■ **To do**: Write the listing below out again exactly, dropping the images.

** start Recorded data **

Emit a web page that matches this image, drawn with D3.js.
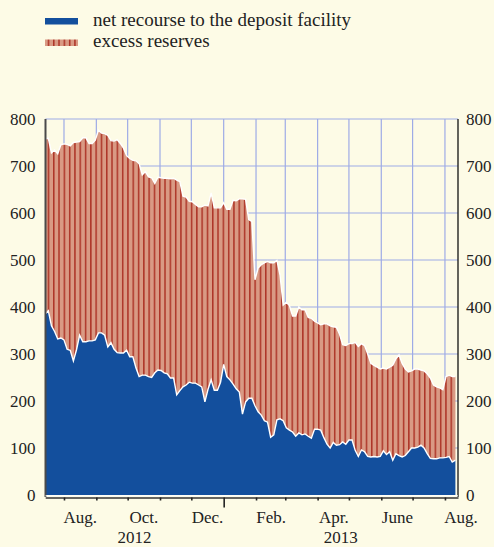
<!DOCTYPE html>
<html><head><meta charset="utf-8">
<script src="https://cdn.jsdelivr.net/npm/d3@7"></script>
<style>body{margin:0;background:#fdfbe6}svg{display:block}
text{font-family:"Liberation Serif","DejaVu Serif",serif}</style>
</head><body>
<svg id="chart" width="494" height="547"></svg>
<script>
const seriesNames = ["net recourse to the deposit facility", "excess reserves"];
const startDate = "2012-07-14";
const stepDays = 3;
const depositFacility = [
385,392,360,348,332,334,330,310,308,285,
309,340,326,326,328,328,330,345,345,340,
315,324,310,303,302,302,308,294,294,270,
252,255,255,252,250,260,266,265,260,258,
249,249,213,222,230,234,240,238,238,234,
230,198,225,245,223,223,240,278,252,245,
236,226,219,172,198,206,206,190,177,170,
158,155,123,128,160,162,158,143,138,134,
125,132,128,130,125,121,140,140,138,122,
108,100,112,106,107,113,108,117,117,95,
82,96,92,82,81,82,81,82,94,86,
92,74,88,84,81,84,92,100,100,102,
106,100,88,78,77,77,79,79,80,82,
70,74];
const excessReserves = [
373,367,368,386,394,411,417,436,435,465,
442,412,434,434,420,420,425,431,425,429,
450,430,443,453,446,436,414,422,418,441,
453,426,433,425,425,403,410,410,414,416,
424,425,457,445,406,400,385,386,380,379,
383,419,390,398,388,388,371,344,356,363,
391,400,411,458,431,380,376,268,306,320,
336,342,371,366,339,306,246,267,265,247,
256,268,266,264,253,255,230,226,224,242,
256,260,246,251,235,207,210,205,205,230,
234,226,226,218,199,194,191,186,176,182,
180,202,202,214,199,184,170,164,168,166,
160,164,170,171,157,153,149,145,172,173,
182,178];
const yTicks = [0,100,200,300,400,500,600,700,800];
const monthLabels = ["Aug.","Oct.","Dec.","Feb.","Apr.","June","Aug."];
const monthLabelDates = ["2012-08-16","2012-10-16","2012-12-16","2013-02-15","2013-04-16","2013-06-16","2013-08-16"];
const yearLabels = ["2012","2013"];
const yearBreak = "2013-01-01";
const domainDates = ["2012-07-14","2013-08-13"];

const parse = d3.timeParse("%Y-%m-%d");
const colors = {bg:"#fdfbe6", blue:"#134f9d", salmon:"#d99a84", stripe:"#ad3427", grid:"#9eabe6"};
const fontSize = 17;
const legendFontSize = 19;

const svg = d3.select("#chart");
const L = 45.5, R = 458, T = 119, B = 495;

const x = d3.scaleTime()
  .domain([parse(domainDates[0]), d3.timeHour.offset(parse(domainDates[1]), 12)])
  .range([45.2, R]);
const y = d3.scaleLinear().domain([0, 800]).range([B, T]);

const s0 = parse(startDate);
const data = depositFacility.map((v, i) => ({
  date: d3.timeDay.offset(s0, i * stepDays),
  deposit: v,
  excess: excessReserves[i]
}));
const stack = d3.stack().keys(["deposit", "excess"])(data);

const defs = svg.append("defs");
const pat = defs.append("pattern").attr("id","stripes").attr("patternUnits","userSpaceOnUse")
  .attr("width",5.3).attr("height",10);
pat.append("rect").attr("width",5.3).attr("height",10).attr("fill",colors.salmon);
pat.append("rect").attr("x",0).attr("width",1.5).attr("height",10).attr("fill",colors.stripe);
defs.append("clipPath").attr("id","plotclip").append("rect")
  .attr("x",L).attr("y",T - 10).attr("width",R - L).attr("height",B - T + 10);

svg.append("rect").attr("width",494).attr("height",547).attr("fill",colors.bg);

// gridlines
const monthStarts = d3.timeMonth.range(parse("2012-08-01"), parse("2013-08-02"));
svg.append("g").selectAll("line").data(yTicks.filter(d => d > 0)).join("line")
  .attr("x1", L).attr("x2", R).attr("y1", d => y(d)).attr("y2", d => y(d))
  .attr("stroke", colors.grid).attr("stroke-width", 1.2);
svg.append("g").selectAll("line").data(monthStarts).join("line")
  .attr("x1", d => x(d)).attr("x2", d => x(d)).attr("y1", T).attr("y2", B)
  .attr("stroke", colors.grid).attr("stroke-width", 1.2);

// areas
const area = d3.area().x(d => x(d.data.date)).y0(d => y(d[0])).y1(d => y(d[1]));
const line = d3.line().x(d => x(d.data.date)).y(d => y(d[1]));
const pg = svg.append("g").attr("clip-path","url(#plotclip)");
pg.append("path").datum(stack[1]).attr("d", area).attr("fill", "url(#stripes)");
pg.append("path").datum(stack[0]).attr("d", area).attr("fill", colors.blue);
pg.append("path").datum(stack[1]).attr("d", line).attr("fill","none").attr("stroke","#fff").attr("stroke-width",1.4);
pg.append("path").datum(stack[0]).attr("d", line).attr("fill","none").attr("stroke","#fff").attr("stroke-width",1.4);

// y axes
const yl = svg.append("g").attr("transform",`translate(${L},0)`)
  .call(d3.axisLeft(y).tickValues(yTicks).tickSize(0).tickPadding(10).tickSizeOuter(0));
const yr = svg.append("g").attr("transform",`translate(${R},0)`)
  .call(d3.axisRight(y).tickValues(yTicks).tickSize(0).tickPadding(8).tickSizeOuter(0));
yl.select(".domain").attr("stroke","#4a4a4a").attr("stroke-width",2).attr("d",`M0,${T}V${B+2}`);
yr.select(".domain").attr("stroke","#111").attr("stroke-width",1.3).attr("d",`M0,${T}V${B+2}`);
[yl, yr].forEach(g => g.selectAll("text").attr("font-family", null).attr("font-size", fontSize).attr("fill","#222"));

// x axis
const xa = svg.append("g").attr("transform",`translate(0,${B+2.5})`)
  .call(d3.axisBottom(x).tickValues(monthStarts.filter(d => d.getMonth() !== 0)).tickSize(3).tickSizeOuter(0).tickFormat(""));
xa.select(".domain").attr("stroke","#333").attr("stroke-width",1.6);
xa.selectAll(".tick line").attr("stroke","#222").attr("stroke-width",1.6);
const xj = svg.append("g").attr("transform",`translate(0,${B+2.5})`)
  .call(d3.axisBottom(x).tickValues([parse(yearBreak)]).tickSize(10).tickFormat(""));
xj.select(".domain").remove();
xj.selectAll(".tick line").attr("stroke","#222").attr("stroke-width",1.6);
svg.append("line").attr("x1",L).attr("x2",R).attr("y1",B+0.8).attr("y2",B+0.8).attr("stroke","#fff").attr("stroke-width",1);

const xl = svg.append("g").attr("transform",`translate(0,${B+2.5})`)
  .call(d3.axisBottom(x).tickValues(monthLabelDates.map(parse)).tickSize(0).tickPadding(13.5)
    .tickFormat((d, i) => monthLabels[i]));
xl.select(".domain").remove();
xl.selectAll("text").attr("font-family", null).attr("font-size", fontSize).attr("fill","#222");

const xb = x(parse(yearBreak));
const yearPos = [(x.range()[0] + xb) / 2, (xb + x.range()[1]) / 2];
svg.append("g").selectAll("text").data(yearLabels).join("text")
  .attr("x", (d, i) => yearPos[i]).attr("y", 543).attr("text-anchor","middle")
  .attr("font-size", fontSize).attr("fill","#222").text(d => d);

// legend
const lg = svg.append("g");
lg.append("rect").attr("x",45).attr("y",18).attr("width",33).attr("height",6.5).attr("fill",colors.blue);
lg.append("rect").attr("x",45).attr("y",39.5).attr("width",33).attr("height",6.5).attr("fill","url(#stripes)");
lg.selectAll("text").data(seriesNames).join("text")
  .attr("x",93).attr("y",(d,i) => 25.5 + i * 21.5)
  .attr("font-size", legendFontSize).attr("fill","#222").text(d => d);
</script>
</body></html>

** end Recorded data **

■ **Full answer**:
Emit a web page that matches this image, drawn with D3.js.
<!DOCTYPE html>
<html><head><meta charset="utf-8">
<script src="https://cdn.jsdelivr.net/npm/d3@7"></script>
<style>body{margin:0;background:#fdfbe6}svg{display:block}
text{font-family:"Liberation Serif","DejaVu Serif",serif}</style>
</head><body>
<svg id="chart" width="494" height="547"></svg>
<script>
const seriesNames = ["net recourse to the deposit facility", "excess reserves"];
const startDate = "2012-07-14";
const stepDays = 3;
const depositFacility = [
385,392,360,348,332,334,330,310,308,285,
309,340,326,326,328,328,330,345,345,340,
315,324,310,303,302,302,308,294,294,270,
252,255,255,252,250,260,266,265,260,258,
249,249,213,222,230,234,240,238,238,234,
230,198,225,245,223,223,240,278,252,245,
236,226,219,172,198,206,206,190,177,170,
158,155,123,128,160,162,158,143,138,134,
125,132,128,130,125,121,140,140,138,122,
108,100,112,106,107,113,108,117,117,95,
82,96,92,82,81,82,81,82,94,86,
92,74,88,84,81,84,92,100,100,102,
106,100,88,78,77,77,79,79,80,82,
70,74];
const excessReserves = [
373,367,368,386,394,411,417,436,435,465,
442,412,434,434,420,420,425,431,425,429,
450,430,443,453,446,436,414,422,418,441,
453,426,433,425,425,403,410,410,414,416,
424,425,457,445,406,400,385,386,380,379,
383,419,390,398,388,388,371,344,356,363,
391,400,411,458,431,380,376,268,306,320,
336,342,371,366,339,306,246,267,265,247,
256,268,266,264,253,255,230,226,224,242,
256,260,246,251,235,207,210,205,205,230,
234,226,226,218,199,194,191,186,176,182,
180,202,202,214,199,184,170,164,168,166,
160,164,170,171,157,153,149,145,172,173,
182,178];
const yTicks = [0,100,200,300,400,500,600,700,800];
const monthLabels = ["Aug.","Oct.","Dec.","Feb.","Apr.","June","Aug."];
const monthLabelDates = ["2012-08-16","2012-10-16","2012-12-16","2013-02-15","2013-04-16","2013-06-16","2013-08-16"];
const yearLabels = ["2012","2013"];
const yearBreak = "2013-01-01";
const domainDates = ["2012-07-14","2013-08-13"];

const parse = d3.timeParse("%Y-%m-%d");
const colors = {bg:"#fdfbe6", blue:"#134f9d", salmon:"#d99a84", stripe:"#ad3427", grid:"#9eabe6"};
const fontSize = 17;
const legendFontSize = 19;

const svg = d3.select("#chart");
const L = 45.5, R = 458, T = 119, B = 495;

const x = d3.scaleTime()
  .domain([parse(domainDates[0]), d3.timeHour.offset(parse(domainDates[1]), 12)])
  .range([45.2, R]);
const y = d3.scaleLinear().domain([0, 800]).range([B, T]);

const s0 = parse(startDate);
const data = depositFacility.map((v, i) => ({
  date: d3.timeDay.offset(s0, i * stepDays),
  deposit: v,
  excess: excessReserves[i]
}));
const stack = d3.stack().keys(["deposit", "excess"])(data);

const defs = svg.append("defs");
const pat = defs.append("pattern").attr("id","stripes").attr("patternUnits","userSpaceOnUse")
  .attr("width",5.3).attr("height",10);
pat.append("rect").attr("width",5.3).attr("height",10).attr("fill",colors.salmon);
pat.append("rect").attr("x",0).attr("width",1.5).attr("height",10).attr("fill",colors.stripe);
defs.append("clipPath").attr("id","plotclip").append("rect")
  .attr("x",L).attr("y",T - 10).attr("width",R - L).attr("height",B - T + 10);

svg.append("rect").attr("width",494).attr("height",547).attr("fill",colors.bg);

// gridlines
const monthStarts = d3.timeMonth.range(parse("2012-08-01"), parse("2013-08-02"));
svg.append("g").selectAll("line").data(yTicks.filter(d => d > 0)).join("line")
  .attr("x1", L).attr("x2", R).attr("y1", d => y(d)).attr("y2", d => y(d))
  .attr("stroke", colors.grid).attr("stroke-width", 1.2);
svg.append("g").selectAll("line").data(monthStarts).join("line")
  .attr("x1", d => x(d)).attr("x2", d => x(d)).attr("y1", T).attr("y2", B)
  .attr("stroke", colors.grid).attr("stroke-width", 1.2);

// areas
const area = d3.area().x(d => x(d.data.date)).y0(d => y(d[0])).y1(d => y(d[1]));
const line = d3.line().x(d => x(d.data.date)).y(d => y(d[1]));
const pg = svg.append("g").attr("clip-path","url(#plotclip)");
pg.append("path").datum(stack[1]).attr("d", area).attr("fill", "url(#stripes)");
pg.append("path").datum(stack[0]).attr("d", area).attr("fill", colors.blue);
pg.append("path").datum(stack[1]).attr("d", line).attr("fill","none").attr("stroke","#fff").attr("stroke-width",1.4);
pg.append("path").datum(stack[0]).attr("d", line).attr("fill","none").attr("stroke","#fff").attr("stroke-width",1.4);

// y axes
const yl = svg.append("g").attr("transform",`translate(${L},0)`)
  .call(d3.axisLeft(y).tickValues(yTicks).tickSize(0).tickPadding(10).tickSizeOuter(0));
const yr = svg.append("g").attr("transform",`translate(${R},0)`)
  .call(d3.axisRight(y).tickValues(yTicks).tickSize(0).tickPadding(8).tickSizeOuter(0));
yl.select(".domain").attr("stroke","#4a4a4a").attr("stroke-width",2).attr("d",`M0,${T}V${B+2}`);
yr.select(".domain").attr("stroke","#111").attr("stroke-width",1.3).attr("d",`M0,${T}V${B+2}`);
[yl, yr].forEach(g => g.selectAll("text").attr("font-family", null).attr("font-size", fontSize).attr("fill","#222"));

// x axis
const xa = svg.append("g").attr("transform",`translate(0,${B+2.5})`)
  .call(d3.axisBottom(x).tickValues(monthStarts.filter(d => d.getMonth() !== 0)).tickSize(3).tickSizeOuter(0).tickFormat(""));
xa.select(".domain").attr("stroke","#333").attr("stroke-width",1.6);
xa.selectAll(".tick line").attr("stroke","#222").attr("stroke-width",1.6);
const xj = svg.append("g").attr("transform",`translate(0,${B+2.5})`)
  .call(d3.axisBottom(x).tickValues([parse(yearBreak)]).tickSize(10).tickFormat(""));
xj.select(".domain").remove();
xj.selectAll(".tick line").attr("stroke","#222").attr("stroke-width",1.6);
svg.append("line").attr("x1",L).attr("x2",R).attr("y1",B+0.8).attr("y2",B+0.8).attr("stroke","#fff").attr("stroke-width",1);

const xl = svg.append("g").attr("transform",`translate(0,${B+2.5})`)
  .call(d3.axisBottom(x).tickValues(monthLabelDates.map(parse)).tickSize(0).tickPadding(13.5)
    .tickFormat((d, i) => monthLabels[i]));
xl.select(".domain").remove();
xl.selectAll("text").attr("font-family", null).attr("font-size", fontSize).attr("fill","#222");

const xb = x(parse(yearBreak));
const yearPos = [(x.range()[0] + xb) / 2, (xb + x.range()[1]) / 2];
svg.append("g").selectAll("text").data(yearLabels).join("text")
  .attr("x", (d, i) => yearPos[i]).attr("y", 543).attr("text-anchor","middle")
  .attr("font-size", fontSize).attr("fill","#222").text(d => d);

// legend
const lg = svg.append("g");
lg.append("rect").attr("x",45).attr("y",18).attr("width",33).attr("height",6.5).attr("fill",colors.blue);
lg.append("rect").attr("x",45).attr("y",39.5).attr("width",33).attr("height",6.5).attr("fill","url(#stripes)");
lg.selectAll("text").data(seriesNames).join("text")
  .attr("x",93).attr("y",(d,i) => 25.5 + i * 21.5)
  .attr("font-size", legendFontSize).attr("fill","#222").text(d => d);
</script>
</body></html>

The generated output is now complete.